Kevin Lynch, Laboratory for Intelligent Mechanical Systems
Northwestern University
We are pursuing a framework for systematic design of emergent behaviors in sensing and communication networks of mobile agents. The problem is to design a control law to run on each agent, based on sensor and communication input, so that the desired collective behavior emerges. Example tasks include sensor coverage, formation control, multi-agent pursuer-evader, and other types of self-organization. The key constraints are that each agent may have significant dynamics and limited sensing, computation, motion, and communication capabilities. The behavior of the system should improve or degrade gracefully as agents are added or deleted; in other words, the approach should be scalable, robust, and require no central controller.
Our approach requires each agent to simultaneously (1) estimate properties of the global behavior of the system and (2) use those estimates in a motion control law. This suggests a systematic approach of separately designing the estimator and controller, and then ensuring that the coupled system retains desired performance properties. I will give an example applying this framework to swarm formation control, where the desired formation is described by inertial moments. Implementing a simple gradient control law on each agent, the coupled estimation and control system is globally convergent to the desired family of formations.

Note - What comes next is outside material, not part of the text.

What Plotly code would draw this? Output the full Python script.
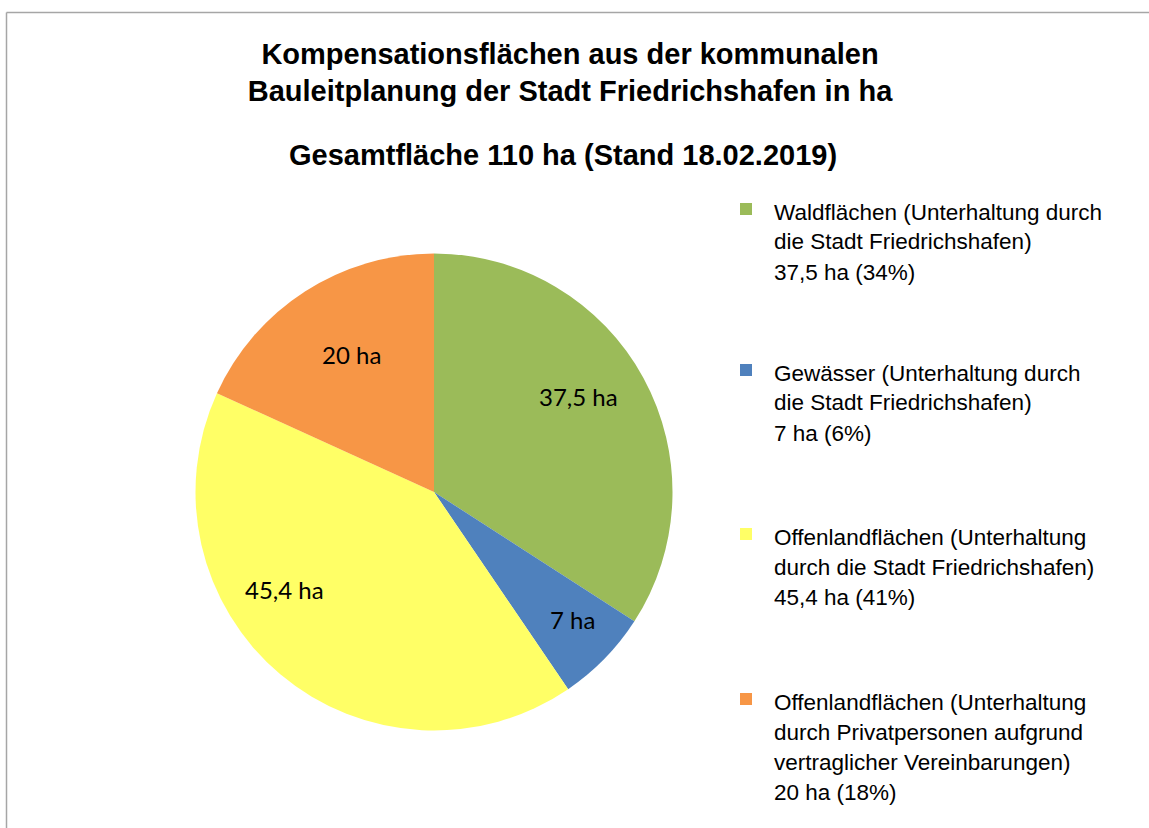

Speaker Biography: Kevin Lynch was a member of Carnegie Mellon's first class of robotics Ph.D. students. After graduation in 1996 he spent a year as a postdoctoral fellow at the AIST Mechanical Engineering Laboratory in Tsukuba, Japan. Since 1997 he has been on the faculty of the Mechanical Engineering Department at Northwestern University, where he co-directs the Laboratory for Intelligent Mechanical Systems. He was the recipient of the IEEE Early Career Award in Robotics and Automation in 2001, and he currently serves as Editor of the IEEE Transactions on Robotics. He is a co-author of Principles of Robot Motion, MIT Press, along with Howie Choset, George Kantor, and others. His research interests are in robot motion planning and manipulation, underactuated systems, human-robot interaction, and distributed multi-agent systems.